Liebe Väter...
Falls ihr kindergarten- oder schulpflichtige Kinder habt, habt ihr in den letzten Wochen bestimmt hin und wieder zu hören bekommen: "Papa, die Lehrerin hat gesagt, du darfst auf gar keinen Fall auf Schulbesuch kommen." Auf die verwunderte Frage, weshalb denn ein spontaner Besuch in den Hallen der Bildung plötzlich verboten sei, hat das Kind kichernd geantwortet: "Also, Mama darf natürlich schon kommen, aber du nicht. Wir basteln nämlich gerade für dich. Etwas aus WC-Rollen, Garn und Steinen. Aber mehr darf ich nicht verraten, das wird nämlich eine Überraschung."
Natürlich verhält sich auch die Mutter eurer Kinder seit einiger Zeit ein wenig seltsam. Neulich wollte sie wissen: "Was gefällt dir eigentlich besser? Mittagessen im Gartenrestaurant, bräteln im Wald oder ein Essen beim Griechen um die Ecke?" Als die Antwort nicht wie aus der Pistole geschossen kam, drängte sie: "Nun sag schon, ich muss doch frühzeitig reservieren, sonst ist wieder alles ausgebucht." Und sie bestand darauf, dass die sonntägliche Joggingrunde mit dem besten Freund am ersten Sonntag im Juni ins Wasser fallen muss. "Du musst doch endlich wieder mal richtig ausschlafen. Das hast du dir verdient", meinte sie. Dabei findet sie doch sonst immer, etwas mehr Einsatz für die Fitness wäre nicht schlecht, es zeige sich da allmählich ein Bauchansatz.
Als ob es nicht reichte, wenn Frau und Kinder sich sonderbar aufführen, benimmt sich jetzt auch noch eure Mutter seltsam: "Vergiss deinen Papa dieses Jahr bitte nicht schon wieder", sagte sie neulich mit hochgezogenen Augenbrauen. Die Antwort - ein leicht verwirrtes Gemurmel das so ähnlich klang wie "bestimmt nicht" - war offenbar wenig überzeugend, denn gestern Abend rief sie an und sagte klipp und klar: "Sohn, du weisst doch, wie wichtig deinem Vater der erste Sonntag im Juni ist, also wag es nicht, ohne einen anständigen Whiskey aufzukreuzen." Die Frau an eurer Seite zeigt sich nicht unbedingt begeistert, als sie vom Besuch bei den Schwiegereltern erfährt: "Okay, wenn's sein muss. Wir müssen einfach schauen, wie wir das alles aneinander vorbeibringen. Mein Papa erwartet uns ja auch noch. Du weisst, wie viel ihm das bedeutet. Und dann haben die Kinder noch diese Überraschung für dich vorbe... Ach, Mist! Davon sollst du ja gar nichts erfahren..."

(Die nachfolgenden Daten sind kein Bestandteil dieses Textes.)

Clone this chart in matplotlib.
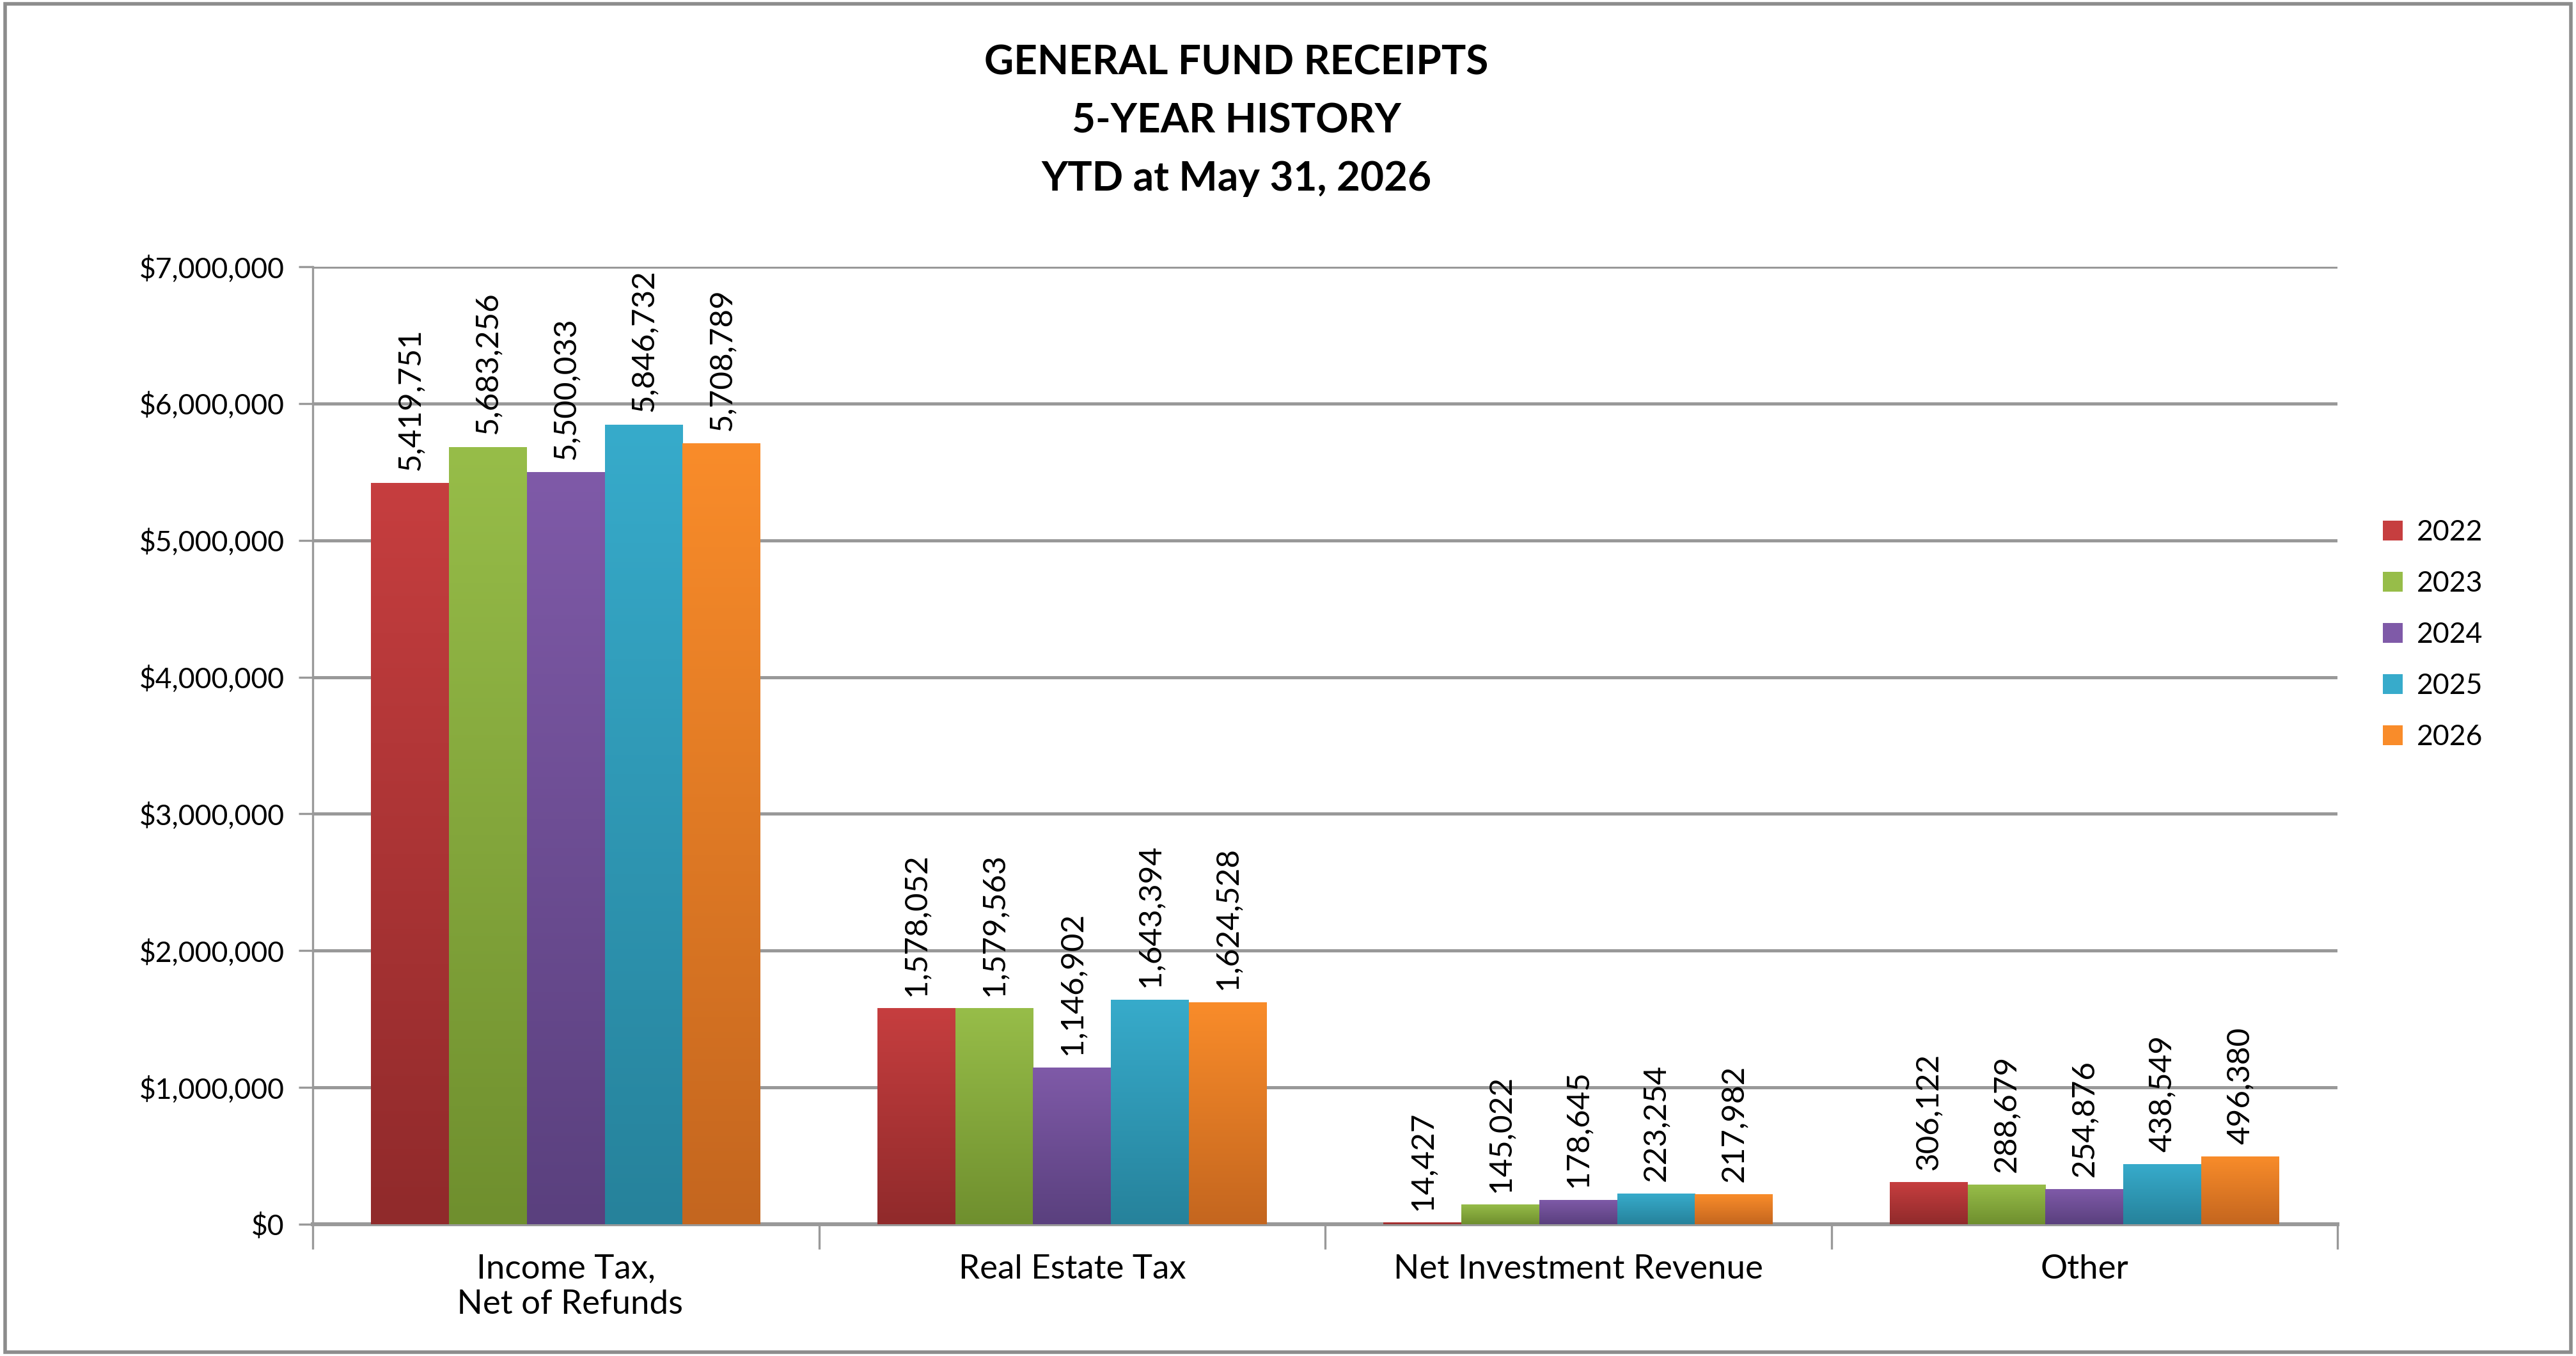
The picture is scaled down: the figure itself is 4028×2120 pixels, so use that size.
import numpy as np
from matplotlib import pyplot as plt
from matplotlib.patches import Rectangle
from matplotlib.ticker import FuncFormatter, MultipleLocator
from matplotlib.colors import LinearSegmentedColormap

plt.rcParams["font.family"] = ["Lato", "DejaVu Sans"]

categories = ["Income Tax,\n Net of Refunds", "Real Estate Tax", "Net Investment Revenue", "Other"]
years = ["2022", "2023", "2024", "2025", "2026"]
receipts = {
    "2022": [5419751, 1578052, 14427, 306122],
    "2023": [5683256, 1579563, 145022, 288679],
    "2024": [5500033, 1146902, 178645, 254876],
    "2025": [5846732, 1643394, 223254, 438549],
    "2026": [5708789, 1624528, 217982, 496380],
}

# top / bottom colours for the bar gradient
top_colors = ["#C63E3F", "#97BD49", "#7F5AA8", "#37ABCB", "#F98C2A"]
bottom_colors = ["#902A2B", "#6F8F2E", "#5A407E", "#26829B", "#C4661F"]

fig = plt.figure(figsize=(20.14, 10.6), dpi=200)
ax = fig.add_axes([0.1214, 0.0972, 0.786, 0.7061])

x = np.arange(len(categories))
w = 1 / 6.5

for i, yr in enumerate(years):
    vals = receipts[yr]
    bars = ax.bar(x + (i - 2) * w, vals, w, color=top_colors[i], label=yr, zorder=3,
                  edgecolor="none")
    cmap = LinearSegmentedColormap.from_list(yr, [bottom_colors[i], top_colors[i]])
    for b, v in zip(bars, vals):
        x0, y0 = b.get_x(), b.get_y()
        bw, bh = b.get_width(), b.get_height()
        grad = np.linspace(0, 1, 256).reshape(-1, 1)
        im = ax.imshow(grad, extent=(x0, x0 + bw, y0, y0 + bh), origin="lower",
                       aspect="auto", cmap=cmap, zorder=3.5)
        im.set_clip_path(b)
        ax.text(x0 + bw / 2, v + 90000, f"{v:,}", rotation=90, ha="center", va="bottom",
                fontsize=17.8, zorder=5)

ax.set_xlim(-0.5, 3.5)
ax.set_ylim(0, 7000000)
ax.yaxis.set_major_locator(MultipleLocator(1000000))
ax.yaxis.set_major_formatter(FuncFormatter(lambda v, p: f"${v:,.0f}"))
ax.grid(axis="y", color="#999999", linewidth=1.8, zorder=0)
ax.set_axisbelow(True)

ax.set_xticks(x)
ax.set_xticklabels(categories, fontsize=19)
ax.set_xticks(np.arange(-0.5, 4, 1), minor=True)
ax.tick_params(axis="x", which="major", length=0, pad=17)
ax.tick_params(axis="x", which="minor", length=14, width=1.2, color="#999999", direction="out")
ax.tick_params(axis="y", length=8, width=1.2, color="#999999", labelsize=16, pad=8)

for s in ["top", "right"]:
    ax.spines[s].set_visible(False)
ax.spines["left"].set_color("#999999")
ax.spines["left"].set_linewidth(1.2)
ax.spines["bottom"].set_color("#999999")
ax.spines["bottom"].set_linewidth(2.2)

fig.text(0.480, 0.911, "GENERAL FUND RECEIPTS\n5-YEAR HISTORY\nYTD at May 31, 2026",
         ha="center", va="center", fontsize=23, fontweight="bold", linespacing=1.72)

fig.legend(loc="upper left", bbox_to_anchor=(0.915, 0.636), frameon=False, fontsize=16,
           handlelength=0.7, handleheight=0.7, handletextpad=0.5, labelspacing=0.88)

fig.patches.append(Rectangle((0.002, 0.003), 0.996, 0.994, transform=fig.transFigure,
                             fill=False, edgecolor="#8C8C8C", linewidth=2))

plt.savefig("out.png", dpi=200)
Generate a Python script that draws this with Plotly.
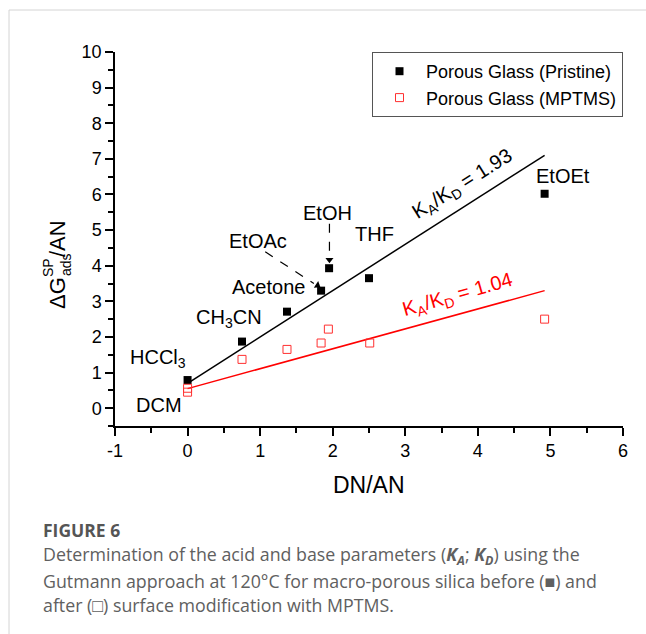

Das alles mag euch ziemlich rätselhaft vorkommen, aber um des lieben Friedens Willen spielt ihr brav mit. Ihr sagt die Joggingrunde ab und besorgt wie gewünscht den Whiskey für euren Vater. Eigenartig, was da im Regal mit dem Hochprozentigen alles steht. "Best Daddy in the World"-Scotch, "Super-Papi"-Cognac und "Danke Papa"-Vodka. Nach einigem Überlegen landet der "Best Daddy in the World" im Einkaufskorb, etwas später gesellen sich noch zartbittere "Für meinen lieben Papa"-Truffes dazu.
Genau so ist es doch, liebe Väter, nicht wahr? Und am ersten Sonntag im Juni wecken sie euch im Morgengrauen mit frischen Gipfeli, Basteleien aus WC-Rollen und holprigen Gedichten, in denen sie euch als Helden des Alltags hochleben lassen. Den ganzen Tag lang lesen sie euch jeden Wunsch von den Augen ab, ja, sie tragen euch geradezu auf Händen, um euch spüren zu lassen, wie unverzichtbar ihr in der Familie seid.
Wie? Ihr sagt, mit mir sei die Fantasie durchgebrannt? Ich würde kompletten Unsinn von mir geben? Bei euch zu Hause laufe alles wie immer, ihr hättet nicht im Geringsten das Gefühl, dass da irgend etwas im Busch sei?
Ja, aber das darf doch nicht wahr sein! Am ersten Sonntag im Juni ist Vatertag und ihr, meine lieben Väter, hättet es gewiss auch mal verdient, ein wenig gefeiert zu werden. Mit Ausschlafen, Gedichten, Basteleien und so. So wie wir Mütter am Muttertag halt.